To be sure, the Supreme Cultural Revolution Council vets candidates for federal offices and can veto any liberal initiatives of President Hassan Rouhani, just as operatives in the Islamic Revolutionary Guards Corps can still ship car bombs to Hezbollah or missiles to Syrian dictator Bashar al Assad.
Nevertheless, younger Iranians see no more purpose in such state-sponsored terrorism than do their counterparts in the United States (or Israel, for that matter) who want nothing to do with remote drone killings and undeclared wars in places like Iraq and Yemen.

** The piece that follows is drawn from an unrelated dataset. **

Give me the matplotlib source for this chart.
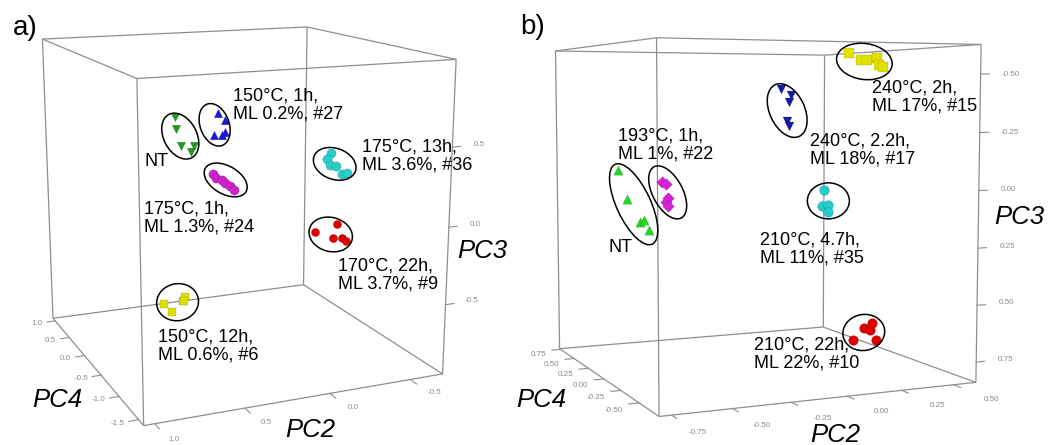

In the course of my travels, I went to all the important religious shrines in Iran-notably those in Mashad and Qom-but in no way would I describe those I saw at prayer as "fanatics." In the Western press, Qom is full of hardline clerics calling obsessively for the deaths of Americans or Jews. Closer to the ground, Qom is Allah's Asbury Park, complete with gift shops, cruising teenagers, blinking lights, and, inside the shrine, mullahs on their cell phones amid small boys kicking soccer balls.
I have been to mosques in Pakistan, Syria, Turkey, and Egypt, and by the far the most tranquil are those in Iran.
Nor in my experience do Iranians hate Americans, despite the legacies of economic sanctions, military incursions, coups, and support for the Shah's kleptocracy.